Delta-10 had remained in a legal gray zone since the passing of the 2018 Farm Bill as the DEA has stated:
For synthetically derived tetrahydrocannabinols, the concentration of 9 -THC is not a determining factor in whether the material is a controlled substance. All synthetically derived tetrahydrocannabinols remain schedule I controlled substances.

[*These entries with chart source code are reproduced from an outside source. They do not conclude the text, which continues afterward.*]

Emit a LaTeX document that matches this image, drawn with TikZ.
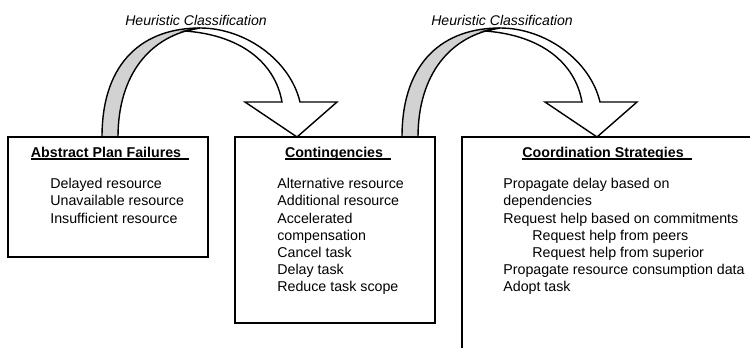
\documentclass[tikz,border=0pt]{standalone}
\usepackage{fontspec}
\setmainfont{Liberation Sans}
\usetikzlibrary{positioning}
\newlength\hdwd
\newcommand{\hdul}[1]{\settowidth{\hdwd}{#1}\rlap{\rule[-1.6pt]{\hdwd}{0.9pt}}#1}

\begin{document}
\begin{tikzpicture}[
  x=0.02cm,y=-0.02cm,
  box/.style={draw,line width=0.8pt,anchor=north west,inner sep=0pt,outer sep=0pt},
  head/.style={font=\fontsize{8.1}{9.8}\selectfont\bfseries,inner sep=0pt,anchor=base},
  items/.style={font=\fontsize{8.1}{9.8}\selectfont,align=left,anchor=north west,inner sep=0pt},
  heur/.style={font=\fontsize{8}{9.6}\selectfont\itshape,inner sep=0pt},
  backside/.style={fill=gray!35,draw,line width=0.8pt,line join=round},
  frontside/.style={fill=white,draw,line width=0.8pt,line join=miter}
]
  \useasboundingbox (0,0) rectangle (750,348);
  % Ribbons
  \filldraw[backside] (102,137) .. controls (102,60) and (145,28) .. (200,28)
    .. controls (150,35) and (118,75) .. (118,137) -- cycle;
  \filldraw[frontside] (200,28) .. controls (245,28) and (290,60) .. (300,102)
    -- (337,102) -- (297,137) -- (245,102) -- (282,102)
    .. controls (275,62) and (240,35) .. (185,31) -- cycle;
  \begin{scope}[shift={(300,0)}]
    \filldraw[backside] (102,137) .. controls (102,60) and (145,28) .. (200,28)
      .. controls (150,35) and (118,75) .. (118,137) -- cycle;
    \filldraw[frontside] (200,28) .. controls (245,28) and (290,60) .. (300,102)
      -- (337,102) -- (297,137) -- (245,102) -- (282,102)
      .. controls (275,62) and (240,35) .. (185,31) -- cycle;
  \end{scope}
  \node[heur] (hc1) at (196,20) {Heuristic Classification};
  \node[heur] (hc2) at (502,20) {Heuristic Classification};
  % Boxes
  \node[box,minimum width=4cm,minimum height=2.4cm] (apf) at (8,137) {};
  \node[box,minimum width=4cm,minimum height=3.72cm] (cont) at (235,137) {};
  \node[box,draw=none,minimum width=5.76cm,minimum height=4.22cm] (coord) at (462,137) {};
  \draw[line width=0.8pt] (coord.south west) -- (coord.north west) -- (coord.north east);
  % Titles
  \node[head] (apft) at (108,157) {\hdul{Abstract Plan Failures\ \ }};
  \node[head] (contt) at (336,157) {\hdul{Contingencies\ \ }};
  \node[head] (coordt) at (605,157) {\hdul{Coordination Strategies\ \ }};
  % Lists
  \node[items] (apfl) at (50,178) {Delayed resource\\Unavailable resource\\Insufficient resource};
  \node[items] (contl) at (277,178) {Alternative resource\\Additional resource\\Accelerated\\compensation\\Cancel task\\Delay task\\Reduce task scope};
  \node[items] (coordl) at (503,178) {Propagate delay based on\\dependencies\\Request help based on commitments\\
    \hspace*{0.58cm}Request help from peers\\\hspace*{0.58cm}Request help from superior\\
    Propagate resource consumption data\\Adopt task};
\end{tikzpicture}
\end{document}
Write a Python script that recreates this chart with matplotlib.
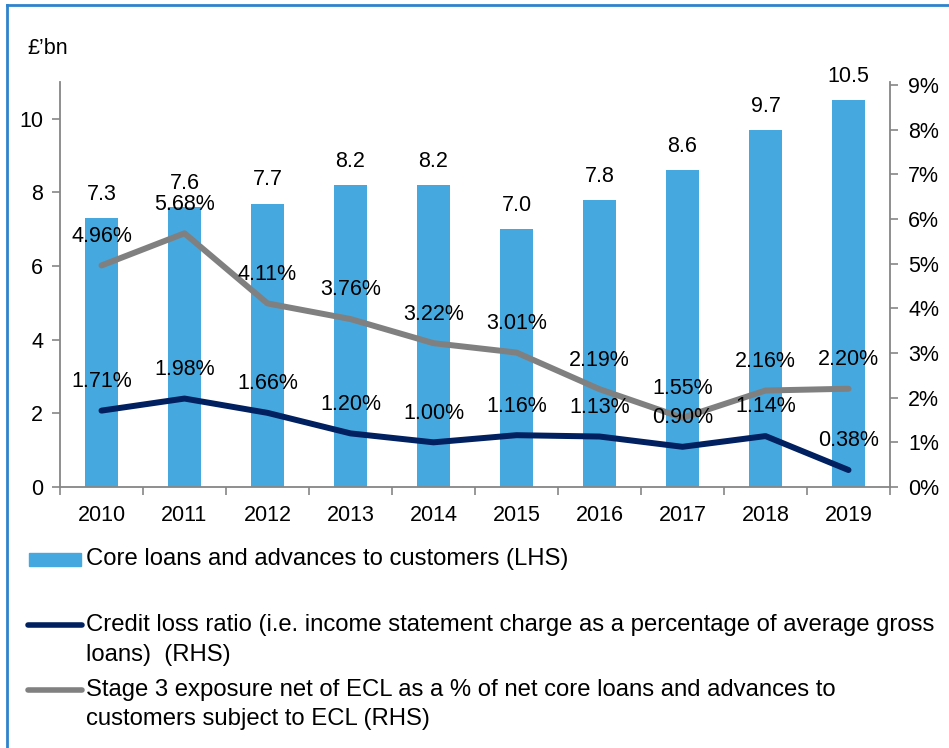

The DEA enforces the law; they don’t make new laws. So when the USDA states in their 2021 final rule that delta-8 is “unrelated” to the THC limits (of being ≤ .3% THC), though, the DEA’s 2020 Implementation of the Agriculture Improvement Act of 2018 plan contradicts that, we can understand that there’s room for confusion. Further, the DEA has never stated how they define “synthetically derived tetrahydrocannabinols” which makes the matter even more confusing.
Is Delta 11 THC Legal?
Delta-11 falls into the same questionable category as Delta-10. The USDA’s final rule doesn’t specifically mention Delta-11 THC, but if you take the learnings from other members of the tetrahydrocannabinol family, such as delta-8, it suggests that Delta-11, too, is not a priority for regulators.
Is THCP legal?
The cannabinoid, Tetrahydrocannabiphorol (THCP), has been found to be 33 times as potent compared to delta-9 THC. Legality-wise, this phytocannabinoid falls into the same category as the Delta-10 and Delta-11: since is a natural cannabinoid found in industrial hemp, it is treated as such under the 2018 Farm Bill which makes THCP legal as long as the product is under the .3% delta-9 THC limit.